Accounts of people who witnessed the scene, including letters and news reports of the woman who fought with police, conflicted. Where witnesses claim one woman who fought her treatment at the hands of the police caused the crowd to become angry, some also remembered several “butch lesbians” had begun to fight back while still in the bar. At least one was already bleeding when taken out of the bar.

from Stonewall: The Riots that Sparked the Gay Revolution by David Carter (2004)

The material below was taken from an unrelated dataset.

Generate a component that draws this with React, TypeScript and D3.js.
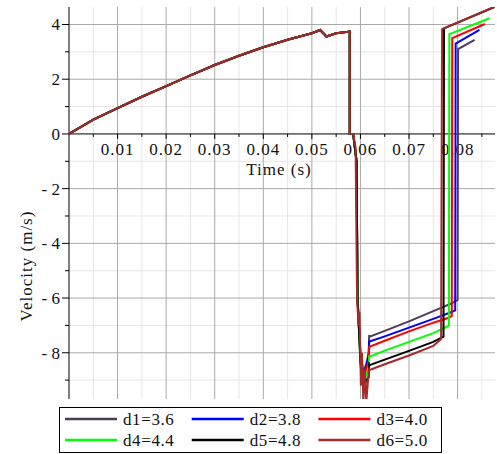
import React from 'react';
import * as d3 from 'd3';

// shared rising part (all six runs overlap here)
const riseT = [0, 0.005, 0.01, 0.015, 0.02, 0.025, 0.03, 0.035, 0.04, 0.045, 0.05, 0.0517, 0.053, 0.055, 0.0578, 0.0578, 0.0585];
const riseV = [0, 0.52, 0.94, 1.36, 1.75, 2.14, 2.52, 2.86, 3.17, 3.44, 3.68, 3.8, 3.56, 3.68, 3.74, 0, 0];

// per-run tails [time, velocity]
const tail1 = [[0.0592, -1], [0.0594, -6], [0.06, -8.0], [0.0606, -8.7], [0.0612, -8.4], [0.0617, -8.0], [0.0618, -7.35], [0.0619, -7.41], [0.065, -7.2], [0.07, -6.85], [0.075, -6.48], [0.0787, -6.2], [0.08, -6.07], [0.0801, 3.1], [0.0835, 3.44]];
const tail2 = [[0.0592, -1], [0.0594, -6], [0.06, -8.1], [0.0606, -8.9], [0.0612, -8.5], [0.0617, -8.1], [0.0618, -7.55], [0.0619, -7.59], [0.065, -7.4], [0.07, -7.08], [0.075, -6.76], [0.0789, -6.5], [0.0795, -6.45], [0.0796, 3.3], [0.0845, 3.8]];
const tail3 = [[0.0592, -1], [0.0594, -6], [0.06, -8.2], [0.0606, -9.0], [0.0612, -8.6], [0.0617, -8.3], [0.0618, -7.74], [0.0619, -7.78], [0.065, -7.56], [0.07, -7.22], [0.075, -6.9], [0.0782, -6.72], [0.0788, -6.65], [0.0789, 3.5], [0.0856, 4.02]];
const tail4 = [[0.0592, -1], [0.0594, -6], [0.06, -8.3], [0.0606, -9.1], [0.0612, -8.8], [0.0617, -8.6], [0.0618, -8.1], [0.0619, -8.14], [0.065, -7.92], [0.07, -7.6], [0.075, -7.28], [0.0778, -7.05], [0.0782, -7.0], [0.0783, 3.65], [0.0866, 4.23]];
const tail5 = [[0.0592, -1], [0.0594, -6], [0.06, -8.4], [0.0606, -9.3], [0.0612, -9.0], [0.0617, -8.9], [0.0618, -8.42], [0.0619, -8.45], [0.065, -8.25], [0.07, -7.93], [0.075, -7.6], [0.0771, -7.41], [0.0772, 3.86], [0.0876, 4.64]];
const tail6 = [[0.059, -0.5], [0.0593, -6], [0.0596, -7.0], [0.0598, -6.5], [0.0601, -9.2], [0.0603, -8.0], [0.0606, -9.8], [0.0609, -8.6], [0.0612, -9.8], [0.0616, -8.9], [0.0618, -8.6], [0.0619, -8.63], [0.065, -8.42], [0.07, -8.1], [0.075, -7.75], [0.0766, -7.5], [0.0768, 3.83], [0.0876, 4.65]];

const names = ['d1=3.6', 'd2=3.8', 'd3=4.0', 'd4=4.4', 'd5=4.8', 'd6=5.0'];
const colors = ['#4f3a5c', '#0000ff', '#ff0000', '#00ff00', '#000000', '#a52a2a'];
const tails = [tail1, tail2, tail3, tail4, tail5, tail6];

const xMajor = [0.01, 0.02, 0.03, 0.04, 0.05, 0.06, 0.07, 0.08];
const xMinor = [0.005, 0.015, 0.025, 0.035, 0.045, 0.055, 0.065, 0.075, 0.085];
const yMajor = [4, 2, 0, -2, -4, -6, -8];
const yMinor = [3, 1, -1, -3, -5, -7, -9];

const W = 497;
const H = 454;
const font = "'Liberation Serif', 'Times New Roman', serif";

export default function App() {
  const x = d3.scaleLinear().domain([0, 0.0877]).range([69, 495]);
  const y = d3.scaleLinear().domain([-9.69, 4.64]).range([399, 7]);
  const line = d3.line<number[]>().x(d => x(d[0])).y(d => y(d[1]));

  const rise = riseT.map((t, i) => [t, riseV[i]]);
  const series = tails.map(t => rise.concat(t));

  const [x0, x1] = x.range();
  const [y0, y1] = y.range();

  return (
    <svg width={W} height={H} style={{ position: 'absolute', left: 0, top: 0, background: '#fff', fontFamily: font }}>
      <defs>
        <clipPath id="plot">
          <rect x={x0} y={y1} width={x1 - x0} height={y0 - y1} />
        </clipPath>
      </defs>
      {xMinor.map(v => <line key={'xm' + v} x1={x(v)} x2={x(v)} y1={y1} y2={y0} stroke="#e6e6e6" />)}
      {yMinor.map(v => <line key={'ym' + v} x1={x0} x2={x1} y1={y(v)} y2={y(v)} stroke="#e6e6e6" />)}
      {xMajor.map(v => <line key={'xM' + v} x1={x(v)} x2={x(v)} y1={y1} y2={y0} stroke="#a9a9a9" />)}
      {yMajor.filter(v => v !== 0).map(v => <line key={'yM' + v} x1={x0} x2={x1} y1={y(v)} y2={y(v)} stroke="#a9a9a9" />)}

      {/* axes */}
      <line x1={x0} x2={x0} y1={y1} y2={y0} stroke="#000" />
      <line x1={x0} x2={x1} y1={y(0)} y2={y(0)} stroke="#000" />
      {yMajor.map(v => <line key={'yt' + v} x1={x0 - 7} x2={x0} y1={y(v)} y2={y(v)} stroke="#000" />)}
      {yMinor.map(v => <line key={'ytm' + v} x1={x0 - 4} x2={x0} y1={y(v)} y2={y(v)} stroke="#000" />)}
      {xMajor.map(v => <line key={'xt' + v} x1={x(v)} x2={x(v)} y1={y(0)} y2={y(0) + 5} stroke="#000" />)}
      {xMinor.map(v => <line key={'xtm' + v} x1={x(v)} x2={x(v)} y1={y(0)} y2={y(0) + 3} stroke="#000" />)}

      {yMajor.map(v => (
        <text key={'yl' + v} x={x0 - 9} y={y(v)} dy="0.35em" textAnchor="end" fontSize={17} fill="#111">
          {v < 0 ? '- ' + Math.abs(v) : String(v)}
        </text>
      ))}
      {xMajor.map(v => (
        <text key={'xl' + v} x={x(v)} y={y(0) + 21} textAnchor="middle" fontSize={17} letterSpacing={1} fill="#111">
          {d3.format('.2f')(v)}
        </text>
      ))}
      <text x={279} y={175} textAnchor="middle" fontSize={17} letterSpacing={1} fill="#111">Time (s)</text>
      <text transform={`translate(32,266) rotate(-90)`} textAnchor="middle" fontSize={17} letterSpacing={1} fill="#111">
        Velocity (m/s)
      </text>

      <g clipPath="url(#plot)">
        {series.map((s, i) => (
          <path key={names[i]} d={line(s) || ''} fill="none" stroke={colors[i]} strokeWidth={2} strokeLinejoin="miter" />
        ))}
      </g>

      {/* legend */}
      <rect x={59.5} y={407.5} width={382} height={45} fill="#fff" stroke="#000" />
      {names.map((n, i) => {
        const col = i % 3;
        const row = Math.floor(i / 3);
        const lx = 65 + col * 126.7;
        const ly = 419 + row * 21;
        return (
          <g key={'lg' + n}>
            <line x1={lx} x2={lx + 52} y1={ly} y2={ly} stroke={colors[i]} strokeWidth={2.5} />
            <text x={lx + 58} y={ly} dy="0.35em" fontSize={17} letterSpacing={0.6} fill="#111">{n}</text>
          </g>
        );
      })}
    </svg>
  );
}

Tensions between New York City police and gay residents of Greenwich Village erupted into more violent protests the next evening and again several nights later.  Within weeks, Greenwich Village residents had organized into activist groups working to establishing places for gays and lesbians to be open about their sexual orientation without fear of being arrested (or beaten).

could this be her?

“Why don’t you guys do something?”  It was one butch lesbian, whom some have identified as Stormé DeLarverie (cf:  Grace Chu in AfterEllen, July 26, 2010, “An interview with lesbian Stonewall veteran Stormé DeLarverie”), who, it can be argued, sparked a revolution with those six words.  In a decade in which civil rights and social justice had been thrust into the national consciousness, it was New York City’s sexual minorities who, energized by what happened 55 years ago today, began to organize politically and socially, and launch publications that spoke openly about rights for gay people.  There would be no turning back.  The first anniversary of the riots was marked by peaceful demonstrations in several American cities that have since grown to become Gay Pride marches held in cities all over the world. The Stonewall National Monument was established at the site in 2016.

Where it all began – the Stonewall Inn in 1969

Today marks the day we discovered our Pride.